I think exposure is good. People should be able to give a defense for their belief system and virtues, and actually understand it for themselves. How else are they going to become equpped and empowered to carry these virtues and belief systems with them when they are on their own and are no longer forced by mom and dad?
Isen't that why some children go to public school? To (1) be a light, and (2) know the difference.
there is so much socialization that happens in schools.. not just public... seriously....
i think often the seemingly 'minor,' but consistant, messages are far greater than the overt and offensive exceptions.
the studies of how violent TV and computer games affects our aggresiveness is a prime example...
You need good role models, though. for them... if they don't think God is cool there is problems.
i'm tired.. .so i am done.. this is not a perfected apology but this will do.
so what if they get an invitation to a birthday party. you don't know what standards they have or in some cases much about the child's behavior - i happen to know a lot because i work at school and see these kids everyday. but what if i was just a mom who hears names of kids, but hasn't seen them. well i suppose you hear stories of what they might get away with. so i guess jeannie how do you get all your info.
and holly did you answer the question?
i have to agree with jeannie on what she says, that if your childs friends parents dont meet your standards or are close to it then dont let your child go. because when your child see other children going out and doing things, they're going to want to do things too, or as they say "its not fair or you're mean!", but in the end your child ends up respecting you for protecting them from what could have happened or whatever. does that make sense? also i dont believe that where you work is a determining factor because if something comes up on your record or not, it doesnt always stay on there :( hope this answers your question maggie...God Bless You
p.s. is there sunday night church? i wont be able to attend sunday morning because we have core training at work that day.
jen
in answer, i personally would rather have my kid go instead of not going.
what is the chances of something absolutely crazy happening at a 3rd graders birthday partY? especially if the parents are going along with it and (1) spending all the money to throw the party as well as send the invitations, and (2) are reaching out to you.
now, if we are talking an invitation to a party when your kids or either in middle or high school, that is different.
there is stuff that can serious impair them (in the moment... alocohol, drugs.. rape.. killing..etc.)
but if the invitation is coming facilitated through the parents, then there is more credibility you can account for.
I believe kids should be raised to be able to choose more than not choose.
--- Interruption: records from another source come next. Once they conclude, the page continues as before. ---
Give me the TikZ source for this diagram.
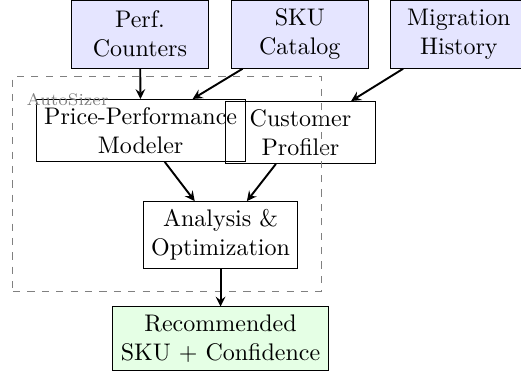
\documentclass[tikz,border=0pt]{standalone}
\usetikzlibrary{fit}

\begin{document}
\begin{tikzpicture}[>=stealth,
        srcbox/.style={rectangle, draw, fill=blue!10, minimum width=2cm, minimum height=1cm, align=center},
        procbox/.style={rectangle, draw, minimum width=2.2cm, align=center},
        outbox/.style={rectangle, draw, fill=green!10, align=center}]
        \useasboundingbox (0, 0) rectangle (7.63, 5.45);

        % Inputs
        \node[srcbox] at (2.05, 4.95)  (perf)    {Perf.\\Counters};
        \node[srcbox] at (4.39, 4.95)  (sku)     {SKU\\Catalog};
        \node[srcbox] at (6.72, 4.95)  (mig)     {Migration\\History};

        % AutoSizer
        \node[procbox] at (2.06, 3.54)  (ppm)    {Price-Performance\\Modeler};
        \node[procbox] at (4.40, 3.51)  (cust)   {Customer\\Profiler};
        \node[procbox] at (3.23, 2.01)  (ana)    {Analysis \&\\Optimization};

        \node[draw=gray, dashed, fit=(ppm)(ana), inner sep=9.5pt] (autosizer) {};
        \node[anchor=base west, inner sep=0pt, font=\scriptsize, text=gray, xshift=0.2cm, yshift=-0.43cm] at (autosizer.north west) (autolbl) {AutoSizer};

        % Output
        \node[outbox] at (3.23, 0.49)  (rec)     {Recommended\\SKU + Confidence};

        \draw[->, thick]  (perf) edge (ppm);
        \draw[->, thick]  (sku) edge (ppm);
        \draw[->, thick]  (mig) edge (cust);
        \draw[->, thick]  (ppm) edge (ana);
        \draw[->, thick]  (cust) edge (ana);
        \draw[->, thick]  (ana) edge (rec);

    \end{tikzpicture}
\end{document}
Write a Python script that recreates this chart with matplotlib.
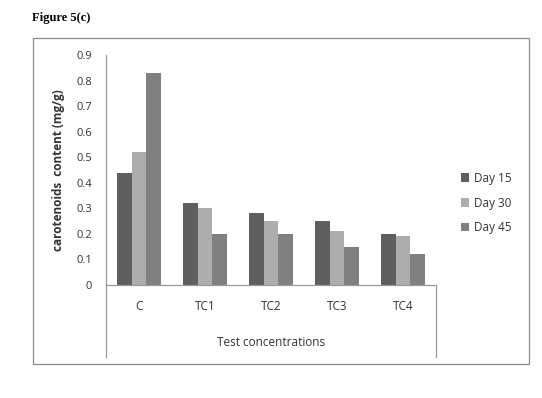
import numpy as np
import matplotlib.pyplot as plt
from matplotlib.patches import Rectangle
from matplotlib.lines import Line2D

categories = ['C', 'TC1', 'TC2', 'TC3', 'TC4']
series_names = ['Day 15', 'Day 30', 'Day 45']
day15 = [0.44, 0.32, 0.28, 0.25, 0.20]
day30 = [0.52, 0.30, 0.25, 0.21, 0.19]
day45 = [0.83, 0.20, 0.20, 0.15, 0.12]
yticks = [0, 0.1, 0.2, 0.3, 0.4, 0.5, 0.6, 0.7, 0.8, 0.9]
colors = ['#5f5f5f', '#adadad', '#808080']

fig = plt.figure(figsize=(5.42, 3.98), dpi=100)
W, H = 542, 398

def fx(px):
    return px / W

def fy(py):
    return 1 - py / H

# outer chart frame
fig.patches.append(Rectangle((fx(33), fy(364)), fx(529) - fx(33), fy(38) - fy(364),
                             transform=fig.transFigure, fill=False,
                             edgecolor='#8c8c8c', linewidth=0.9))

ax = fig.add_axes([fx(106), fy(285), fx(436) - fx(106), fy(55) - fy(285)])

x = np.arange(len(categories))
w = 1 / 4.5
for i, (vals, name) in enumerate(zip([day15, day30, day45], series_names)):
    ax.bar(x + (i - 1) * w, vals, width=w, color=colors[i], label=name)

ax.set_xlim(-0.5, len(categories) - 0.5)
ax.set_ylim(0, 0.9)
ax.set_yticks(yticks)
ax.set_yticklabels(['0' if t == 0 else f'{t:.1f}' for t in yticks],
                   fontsize=8, family='Open Sans', color='#333333')
ax.tick_params(axis='y', length=0, pad=10)
ax.set_xticks([])
for s in ['top', 'right']:
    ax.spines[s].set_visible(False)
for s in ['left', 'bottom']:
    ax.spines[s].set_color('#9a9a9a')
    ax.spines[s].set_linewidth(0.9)

# category labels and axis title below
for i, c in enumerate(categories):
    ax.text(i, -0.083, c, ha='center', va='center', fontsize=8.5,
            family='Open Sans', color='#333333', transform=ax.transData, clip_on=False)
fig.text(fx(271), fy(342), 'Test concentrations', ha='center', va='center',
         fontsize=8.5, family='Open Sans', color='#333333')

# extended axis lines below the plot
fig.lines.append(Line2D([fx(106), fx(106)], [fy(285), fy(357)],
                        transform=fig.transFigure, color='#9a9a9a', linewidth=0.9))
fig.lines.append(Line2D([fx(436), fx(436)], [fy(285), fy(357)],
                        transform=fig.transFigure, color='#9a9a9a', linewidth=0.9))

ax.set_ylabel('carotenoids  content (mg/g)', fontsize=8.5, fontweight='bold',
              family='Open Sans', color='#333333', labelpad=8)

leg = ax.legend(loc='center left', bbox_to_anchor=(fx(450), fy(203)),
                bbox_transform=fig.transFigure, frameon=False,
                prop={'family': 'Open Sans', 'size': 8.5},
                handlelength=0.7, handleheight=0.7, handletextpad=0.4,
                labelspacing=1.0)
for t in leg.get_texts():
    t.set_color('#333333')

fig.text(fx(32), fy(18), 'Figure 5(c)', ha='left', va='center', fontsize=9,
         fontweight='bold', family='Liberation Serif')

fig.savefig('out.png', dpi=100)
And with that comes education. They should be educated between the differences. I think most kids have the maturity to start dissecting those issues about 3-5th grade.
on a side note, that is a huge theme in the constitution of this country. This is what America stands for. You get to choose. But with that comes responsibility and education.
How else are they going to reach out to the lost? How else are they going to grow in apologetics?
and if they get invited to a 'risky' party by the time they are in middle or high school, it is likely you should have already had a good 10-15 years to disciple them. They should already have an idea what kind of character the kid has who did the inviting.
What does Barna research say? something crazy.. like 80-90% of behavior is already imprinted by a super young age?
Also, most individuals, again by Barna research, choose to follow the Lord before age 18. Seriously, when I say most, that I do believe is about 90%. And the majority is still there at a younger age. About 14.
One party in third grade facilitated by the parents is not going to derail the child as a generalization.
I think there is far greater danger in the everyday socialization that happens at school. The consistent daily messages... That are not at the one-time (or up to the 12-times in a possible year) birthday party invitation from strangers....
At schools, as well as in our general society, we teach kids that they can't think for themselves. We tell them what to think....
I think if the parent is the primary discipler, if they are meditating on the Lord and his word from morning til night, and if they are putting the Lord first and stamping his Word and presence at their house, on their gate, at their work, etc., then they should be able to walk with them to overcome whatever negative exposure their child encounters.
we are called to an active faith instead of a passive one. Acts shows us that the early church was so active... was pushing against massive persecution.. was walking in 'unsafe' territory.
and if our greatest comission is to spread the Word and the Love of the Lord, it requires active faith.
Not the popular opinion.... but i am going to stay integritous to this opinion until I am show different. I know I can trust the Lord that he allowed me to go through all that I did. He had a reason for allowing me to be raised the way that I did. I can also trust that he was and is sovereign. He puts ideas in our heads and makes us think they are our ideas.
plus.. the post-modern culture that is about.
this generation is different than with what most of us was raised in
(i was raised post-modern, but the 'cut-off' date)
this culture does not respect authority like the past, largely because their authorities are not good examples, and also largely because they are so starved for truth and hope.
my heart is to encourage, equip, and empower kids by educating kids through relationship.
yes, jen, we have night church.
thanks for your comment holly. sometimes i wonder is we shield our kids too much. believe that kids should make the right choices because there actually are choices out there. meaning the can see the right and the wrong - so they choose right - hooray. not because the right choice is the only choice out there.